Mais si le juif trouve le moyen d'être à la fois très instruit et très faiblement enclin au suicide, c'est que la curiosité dont il fait preuve a une origine toute spéciale. C'est une loi générale que les minorités religieuses, pour pouvoir se maintenir plus sûrement contre les haines dont elles sont l'objet ou simplement par suite d'une sorte d'émulation, s'efforcent d'être supérieures en savoir aux populations qui les entourent. C'est ainsi que les protestants eux-mêmes montrent d'autant plus dégoût pour la science qu'ils sont une moindre partie de la population générale[156]. Le juif cherche donc à s'instruire, non pour remplacer par des notions réfléchies ses préjugés collectifs, mais simplement pour être mieux armé dans la lutte. C'est pour lui un moyen de compenser la situation désavantageuse que lui fait l'opinion et, quelquefois, la loi. Et comme, par elle-même, la science ne peut rien sur la tradition qui a gardé toute sa vigueur, il superpose cette vie intellectuelle à son activité coutumière sans que la première entame la seconde. Voilà d'où vient la complexité de sa physionomie. Primitif par certains côtés, c'est, par d'autres, un cérébral et un raffiné. Il joint ainsi les avantages de la forte discipline qui caractérise les petits groupements d'autrefois aux bienfaits de la culture intense dont nos grandes sociétés actuelles ont le privilège. Il a toute l'intelligence des modernes sans partager leur désespérance.

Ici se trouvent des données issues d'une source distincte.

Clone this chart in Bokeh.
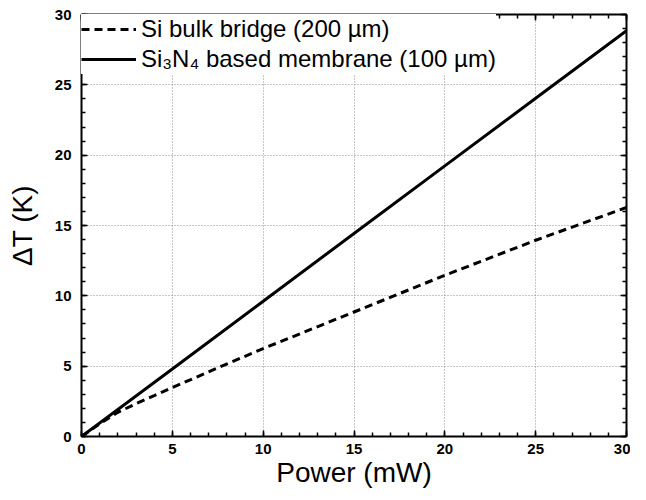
from bokeh.plotting import figure
from bokeh.models import Range1d, LinearAxis, SingleIntervalTicker, Legend, LegendItem
from bokeh.embed import file_html
from bokeh.resources import INLINE

# Data
power_si = [0, 1, 2, 3, 4, 5, 7.5, 10, 15, 20, 25, 30]
dT_si = [0, 0.9, 1.72, 2.33, 2.9, 3.48, 4.88, 6.25, 8.85, 11.46, 13.95, 16.28]

power_mem = [0, 5, 10, 15, 20, 25, 30]
dT_mem = [0, 4.8, 9.62, 14.43, 19.24, 24.05, 28.85]

label_si = "Si bulk bridge (200 µm)"
label_mem = "Si₃N₄ based membrane (100 µm)"

FONT = "Liberation Sans"

p = figure(width=630, height=492, output_backend="svg", toolbar_location=None,
           x_range=Range1d(0, 30), y_range=Range1d(0, 30),
           min_border_left=81, min_border_top=14, min_border_right=4, min_border_bottom=56,
           x_axis_label="Power (mW)", y_axis_label="ΔT (K)")
p.outline_line_color = None
p.background_fill_color = "white"

def style_axis(ax, labels=True):
    ax.ticker = SingleIntervalTicker(interval=5, num_minor_ticks=5)
    ax.axis_line_width = 2
    ax.axis_line_color = "black"
    ax.major_tick_in = 6
    ax.major_tick_out = 0
    ax.minor_tick_in = 4
    ax.minor_tick_out = 0
    ax.major_tick_line_width = 1.5
    ax.minor_tick_line_width = 1.5
    ax.major_tick_line_color = "black"
    ax.minor_tick_line_color = "black"
    if labels:
        ax.major_label_text_font = FONT
        ax.major_label_text_font_style = "bold"
        ax.major_label_text_font_size = "15px"
        ax.major_label_text_color = "black"
        ax.axis_label_text_font = FONT
        ax.axis_label_text_font_style = "normal"
        ax.axis_label_text_font_size = "28px"
        ax.axis_label_text_color = "black"
    else:
        ax.major_label_text_font_size = "1px"
        ax.major_label_text_color = None
        ax.major_label_standoff = 0

for ax in p.xaxis + p.yaxis:
    style_axis(ax)
p.xaxis.major_label_standoff = 7
p.xaxis.axis_label_standoff = 0
p.yaxis.major_label_standoff = 10
p.yaxis.axis_label_standoff = 14

ax_top = LinearAxis()
style_axis(ax_top, labels=False)
p.add_layout(ax_top, "above")
ax_right = LinearAxis()
style_axis(ax_right, labels=False)
p.add_layout(ax_right, "right")

for g in (p.xgrid, p.ygrid):
    g.ticker = SingleIntervalTicker(interval=5)
    g.grid_line_color = "#8c8c8c"
    g.grid_line_dash = "1 2"
    g.grid_line_width = 1

r_si = p.line(power_si, dT_si, line_color="black", line_width=3, line_dash="8 5")
r_mem = p.line(power_mem, dT_mem, line_color="black", line_width=3)

legend = Legend(items=[LegendItem(label=label_si, renderers=[r_si]),
                       LegendItem(label=label_mem, renderers=[r_mem])],
                location="top_left", margin=0, padding=4, spacing=0,
                glyph_width=55, glyph_height=30, label_height=30, label_standoff=5,
                border_line_color=None, background_fill_color="white", background_fill_alpha=1,
                label_text_font=FONT, label_text_font_size="24px", label_text_color="black")
p.add_layout(legend)

open("out.html", "w").write(file_html(p, INLINE))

Si donc, dans ce cas, le développement intellectuel n'est pas en rapport avec le nombre des morts volontaires, c'est qu'il n'a pas la même origine ni la même signification que d'ordinaire. Ainsi, l'exception n'est qu'apparente; elle ne fait même que confirmer la loi. Elle prouve, en effet, que si, dans les milieux instruits, le penchant au suicide est aggravé, cette aggravation est bien due, comme nous l'avons dit, à l'affaiblissement des croyances traditionnelles et à l'état d'individualisme moral qui en résulte; car elle disparaît quand l'instruction a une autre cause et réponde d'autres besoins.